Within the material below, locate the line with "Write a Python" and the line with "schrift = dict(family='Liberation", then return those two lines and all lines between them, exactly as written.

++++++++++

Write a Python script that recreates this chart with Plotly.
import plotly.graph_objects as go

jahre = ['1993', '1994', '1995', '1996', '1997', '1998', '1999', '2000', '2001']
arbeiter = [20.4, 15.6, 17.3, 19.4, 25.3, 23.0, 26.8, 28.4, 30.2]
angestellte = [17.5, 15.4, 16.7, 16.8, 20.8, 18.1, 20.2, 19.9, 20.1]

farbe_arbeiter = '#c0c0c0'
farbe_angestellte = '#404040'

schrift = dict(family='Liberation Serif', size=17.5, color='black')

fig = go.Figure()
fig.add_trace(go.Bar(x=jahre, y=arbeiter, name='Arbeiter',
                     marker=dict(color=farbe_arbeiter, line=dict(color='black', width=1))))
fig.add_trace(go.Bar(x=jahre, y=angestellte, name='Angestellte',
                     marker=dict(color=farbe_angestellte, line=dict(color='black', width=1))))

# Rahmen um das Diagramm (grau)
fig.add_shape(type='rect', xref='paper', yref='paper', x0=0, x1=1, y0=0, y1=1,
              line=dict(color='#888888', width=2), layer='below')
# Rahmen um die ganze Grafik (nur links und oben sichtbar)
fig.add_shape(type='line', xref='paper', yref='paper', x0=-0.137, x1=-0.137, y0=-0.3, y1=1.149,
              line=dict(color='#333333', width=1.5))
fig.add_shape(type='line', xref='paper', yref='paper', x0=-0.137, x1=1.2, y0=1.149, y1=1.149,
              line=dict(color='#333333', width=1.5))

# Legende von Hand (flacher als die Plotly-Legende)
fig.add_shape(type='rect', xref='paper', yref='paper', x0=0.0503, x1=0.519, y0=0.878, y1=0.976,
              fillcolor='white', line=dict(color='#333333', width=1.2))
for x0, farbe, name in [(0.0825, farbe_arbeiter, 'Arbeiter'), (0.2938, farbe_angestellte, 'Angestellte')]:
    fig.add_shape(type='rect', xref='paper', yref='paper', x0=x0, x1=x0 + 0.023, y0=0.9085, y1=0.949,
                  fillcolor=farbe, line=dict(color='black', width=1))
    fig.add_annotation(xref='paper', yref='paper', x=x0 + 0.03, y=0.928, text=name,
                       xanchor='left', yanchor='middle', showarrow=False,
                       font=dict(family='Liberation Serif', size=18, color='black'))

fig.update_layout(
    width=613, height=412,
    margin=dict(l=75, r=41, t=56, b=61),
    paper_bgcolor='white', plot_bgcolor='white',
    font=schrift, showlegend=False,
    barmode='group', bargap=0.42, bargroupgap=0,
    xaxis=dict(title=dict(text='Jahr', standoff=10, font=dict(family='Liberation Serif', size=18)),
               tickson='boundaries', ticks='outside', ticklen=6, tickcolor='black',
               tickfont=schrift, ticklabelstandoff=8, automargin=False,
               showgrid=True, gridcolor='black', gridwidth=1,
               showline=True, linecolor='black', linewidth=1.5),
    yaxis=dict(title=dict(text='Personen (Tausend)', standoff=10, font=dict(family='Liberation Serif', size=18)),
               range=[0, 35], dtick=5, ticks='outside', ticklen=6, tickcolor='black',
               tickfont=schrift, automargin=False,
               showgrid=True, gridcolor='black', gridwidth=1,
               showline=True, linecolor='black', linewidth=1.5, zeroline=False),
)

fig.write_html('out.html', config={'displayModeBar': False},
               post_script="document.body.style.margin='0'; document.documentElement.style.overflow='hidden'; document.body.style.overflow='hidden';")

++++++++++

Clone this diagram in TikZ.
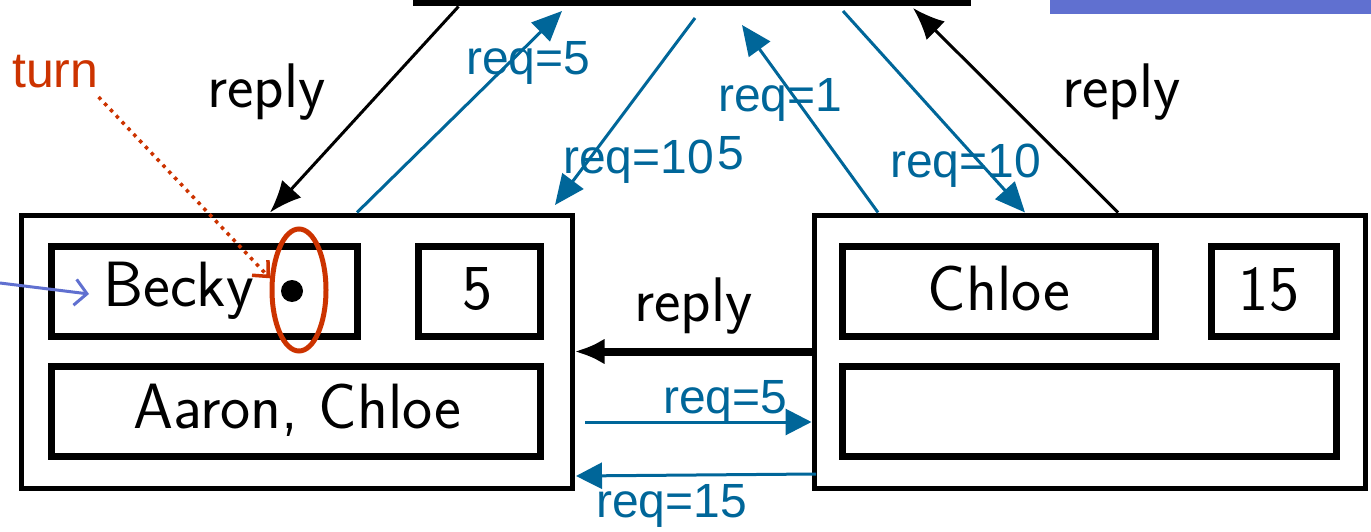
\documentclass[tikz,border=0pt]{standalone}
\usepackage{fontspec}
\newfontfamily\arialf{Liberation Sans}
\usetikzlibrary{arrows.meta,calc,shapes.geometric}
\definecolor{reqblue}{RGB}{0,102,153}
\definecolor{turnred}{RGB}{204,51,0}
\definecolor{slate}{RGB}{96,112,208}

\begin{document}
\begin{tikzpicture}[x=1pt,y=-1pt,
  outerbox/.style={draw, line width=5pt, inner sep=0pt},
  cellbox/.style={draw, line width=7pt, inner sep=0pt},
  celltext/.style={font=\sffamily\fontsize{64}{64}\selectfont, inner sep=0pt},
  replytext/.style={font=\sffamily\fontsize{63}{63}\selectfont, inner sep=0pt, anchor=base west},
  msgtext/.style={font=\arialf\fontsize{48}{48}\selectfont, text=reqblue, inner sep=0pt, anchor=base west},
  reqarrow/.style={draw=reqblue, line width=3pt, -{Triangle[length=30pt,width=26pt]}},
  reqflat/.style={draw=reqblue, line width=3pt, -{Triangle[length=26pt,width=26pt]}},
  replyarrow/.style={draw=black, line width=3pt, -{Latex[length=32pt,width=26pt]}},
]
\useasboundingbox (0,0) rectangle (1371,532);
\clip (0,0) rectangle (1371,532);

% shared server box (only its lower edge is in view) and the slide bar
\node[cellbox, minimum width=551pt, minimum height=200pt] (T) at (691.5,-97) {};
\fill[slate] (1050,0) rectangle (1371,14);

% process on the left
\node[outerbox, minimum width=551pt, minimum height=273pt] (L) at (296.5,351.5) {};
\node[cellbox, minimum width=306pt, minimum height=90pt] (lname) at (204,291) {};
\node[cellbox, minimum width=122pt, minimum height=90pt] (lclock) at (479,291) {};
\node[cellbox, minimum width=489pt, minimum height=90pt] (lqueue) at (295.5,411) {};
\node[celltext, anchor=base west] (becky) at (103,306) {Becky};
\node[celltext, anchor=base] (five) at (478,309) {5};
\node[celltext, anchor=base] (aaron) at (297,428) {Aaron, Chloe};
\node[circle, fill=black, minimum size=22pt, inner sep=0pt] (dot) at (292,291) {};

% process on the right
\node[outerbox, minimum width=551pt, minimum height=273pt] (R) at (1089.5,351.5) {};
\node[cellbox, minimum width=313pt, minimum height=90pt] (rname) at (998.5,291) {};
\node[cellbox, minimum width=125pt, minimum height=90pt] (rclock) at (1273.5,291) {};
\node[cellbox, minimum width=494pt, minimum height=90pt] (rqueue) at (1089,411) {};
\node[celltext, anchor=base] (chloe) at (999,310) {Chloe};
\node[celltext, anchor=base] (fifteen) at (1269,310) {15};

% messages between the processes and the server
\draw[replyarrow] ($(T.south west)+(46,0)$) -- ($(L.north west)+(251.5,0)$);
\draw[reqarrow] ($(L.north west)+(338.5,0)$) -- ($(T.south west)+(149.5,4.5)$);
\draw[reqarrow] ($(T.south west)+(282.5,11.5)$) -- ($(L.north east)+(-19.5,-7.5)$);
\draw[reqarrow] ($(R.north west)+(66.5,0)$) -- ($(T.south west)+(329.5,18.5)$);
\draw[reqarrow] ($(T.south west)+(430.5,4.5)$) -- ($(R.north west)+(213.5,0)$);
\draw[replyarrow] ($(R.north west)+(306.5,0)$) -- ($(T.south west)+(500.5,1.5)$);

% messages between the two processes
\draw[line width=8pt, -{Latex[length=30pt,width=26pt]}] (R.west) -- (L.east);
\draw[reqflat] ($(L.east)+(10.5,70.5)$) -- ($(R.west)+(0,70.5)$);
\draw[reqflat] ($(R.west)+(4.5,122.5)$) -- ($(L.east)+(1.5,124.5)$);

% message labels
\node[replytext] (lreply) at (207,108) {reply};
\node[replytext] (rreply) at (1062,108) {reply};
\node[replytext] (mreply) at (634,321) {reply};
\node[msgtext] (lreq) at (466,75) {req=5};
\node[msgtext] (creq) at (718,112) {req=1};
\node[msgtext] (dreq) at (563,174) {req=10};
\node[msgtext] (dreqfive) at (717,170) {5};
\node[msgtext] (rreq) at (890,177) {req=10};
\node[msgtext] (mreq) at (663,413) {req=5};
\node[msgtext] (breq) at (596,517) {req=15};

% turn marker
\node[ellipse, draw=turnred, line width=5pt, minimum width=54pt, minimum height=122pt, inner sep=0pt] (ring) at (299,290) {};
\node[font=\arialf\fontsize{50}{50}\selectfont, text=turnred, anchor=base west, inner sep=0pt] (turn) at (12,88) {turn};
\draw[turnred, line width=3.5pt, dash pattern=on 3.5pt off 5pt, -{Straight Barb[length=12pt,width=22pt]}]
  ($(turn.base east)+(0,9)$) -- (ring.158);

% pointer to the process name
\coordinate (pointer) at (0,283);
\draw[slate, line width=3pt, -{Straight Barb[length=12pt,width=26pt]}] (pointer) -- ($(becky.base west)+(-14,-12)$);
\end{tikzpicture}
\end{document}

++++++++++

**Task solution**
Write a Python script that recreates this chart with Plotly.
import plotly.graph_objects as go

jahre = ['1993', '1994', '1995', '1996', '1997', '1998', '1999', '2000', '2001']
arbeiter = [20.4, 15.6, 17.3, 19.4, 25.3, 23.0, 26.8, 28.4, 30.2]
angestellte = [17.5, 15.4, 16.7, 16.8, 20.8, 18.1, 20.2, 19.9, 20.1]

farbe_arbeiter = '#c0c0c0'
farbe_angestellte = '#404040'

schrift = dict(family='Liberation Serif', size=17.5, color='black')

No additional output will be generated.